In perusing various financial websites, I stumbled on this one graphic that perfectly captures the current state of the global economy and how it has entered the sovereign debt danger zone:
If you are having difficulty understanding the graphic, it looks at the level of public debt as a percentage of GDP versus nominal (i.e. not corrected for inflation) GDP growth levels for many of the world's advanced economies. The graphic compares the average pre-Great Recession (aka "crisis") sovereign debt as a percentage of GDP for the years between 1995 and 2006 plotted against nominal year-over-year growth in GDP and then compares that the same data over the last two quarters.
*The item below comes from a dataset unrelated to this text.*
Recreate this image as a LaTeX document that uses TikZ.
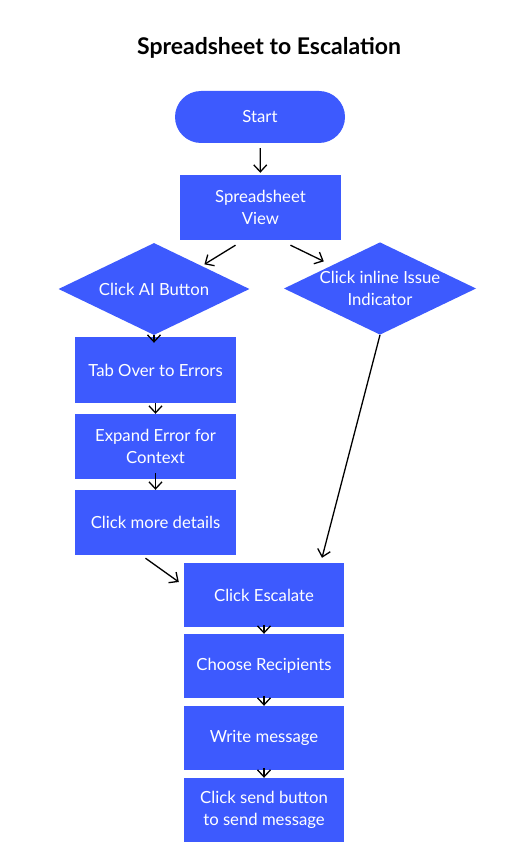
\documentclass[tikz,border=0pt]{standalone}
\usepackage{fontspec}
\setmainfont{Lato}
\usepackage{tikz}
\usetikzlibrary{shapes.geometric,arrows.meta}

\definecolor{flowblue}{HTML}{3D5AFE}

\begin{document}
\begin{tikzpicture}[
        x=1pt, y=-1pt,
        stepbox/.style = {rectangle, fill=flowblue, text=white, align=center, minimum width=161pt, minimum height=65pt, inner sep=2pt, font=\fontsize{16.7}{22}\selectfont},
        startbox/.style = {stepbox, rounded corners=26pt, minimum width=170pt, minimum height=52pt},
        choice/.style = {diamond, fill=flowblue, text=white, align=center, aspect=2.08, inner sep=0pt, minimum width=191pt, minimum height=92pt, font=\fontsize{16.7}{22}\selectfont},
        flow/.style = {->, line width=1.3pt, black},
        >={Straight Barb[length=7pt, width=13pt]}
        ]

        \useasboundingbox (0,0) rectangle (531,861);

        \node (title) at (269,48) [font=\bfseries\fontsize{23}{28}\selectfont] {Spreadsheet to Escalation};

        \node (start) at (260,117)      [startbox] {Start};
        \node (sheet) at (260.5,207.5)  [stepbox] {Spreadsheet\\View};
        \node (ai) at (154,289)         [choice] {Click AI Button};
        \node (issue) at (380,288.5)    [choice, minimum width=190pt] {Click inline Issue\\Indicator};

        % left branch
        \node (tab) at (155.5,370)      [stepbox, minimum height=66pt] {Tab Over to Errors};
        \node (expand) at (155.5,446.5) [stepbox] {Expand Error for\\Context};
        \node (more) at (155.5,522.5)   [stepbox] {Click more details};

        % escalation column
        \node (esc) at (264,595)        [stepbox, minimum width=160pt, minimum height=64pt] {Click Escalate};
        \node (choose) at (264,666)     [stepbox, minimum width=160pt, minimum height=64pt] {Choose Recipients};
        \node (write) at (264,738)      [stepbox, minimum width=160pt, minimum height=64pt] {Write message};
        \node (send) at (264,810)       [stepbox, minimum width=160pt, minimum height=64pt] {Click send button\\to send message};

        \draw[flow, shorten <=5pt, shorten >=2pt] (start) -- (sheet);
        \draw[flow, shorten >=3pt] ([xshift=-25pt,yshift=-5pt]sheet.south) -- (ai.north east);
        \draw[flow, shorten >=9pt] ([xshift=30pt,yshift=-5pt]sheet.south) -- (issue.north west);
        \draw[flow, shorten >=-6pt] (ai.south) -- (ai.south |- tab.north);
        \draw[flow] (tab) -- (expand);
        \draw[flow, shorten <=-6pt] (expand) -- (more);
        \draw[flow] ([xshift=-10pt,yshift=-3pt]more.south) -- ([xshift=-5pt,yshift=13pt]esc.west);
        \draw[flow] (issue.south) -- ([xshift=58pt,yshift=5pt]esc.north);
        \draw[flow, shorten <=-2pt] (esc) -- (choose);
        \draw[flow, shorten <=-2pt] (choose) -- (write);
        \draw[flow, shorten <=-2pt] (write) -- (send);
    \end{tikzpicture}
\end{document}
In all cases with the exception of Japan which has a very small increase in nominal economic growth, you can see that nominal GDP growth has decelerated and debt levels have risen. This pushes all but one of the data points upwards and to the left, in the direction of debt danger.
What this tells us is that central bank policies since the Great Recession have had two key results:
1.) the monetary policies have led to a very worrying increase in the level of sovereign debt as governments lined up at the trough to avail themselves of ultra-cheap credit. In some cases, this increase was very significant; pushing debt-to-GDP levels above the 100 percent mark.
2.) the monetary policies have been quite ineffective at prodding the economy back to the growth levels experienced in the decade prior to the Great Recession.
What is particularly concerning is that, as sovereign debt levels rise, it becomes increasingly difficult for governments to stimulate their economies during an economic contraction. Given that we are mathematically overdue for a recession, this graphic shows us that the world's central bankers will have to become even more creative if they hope to lift the global economy out of another downturn, creativity that will surely result in even more unintended and negative consequences.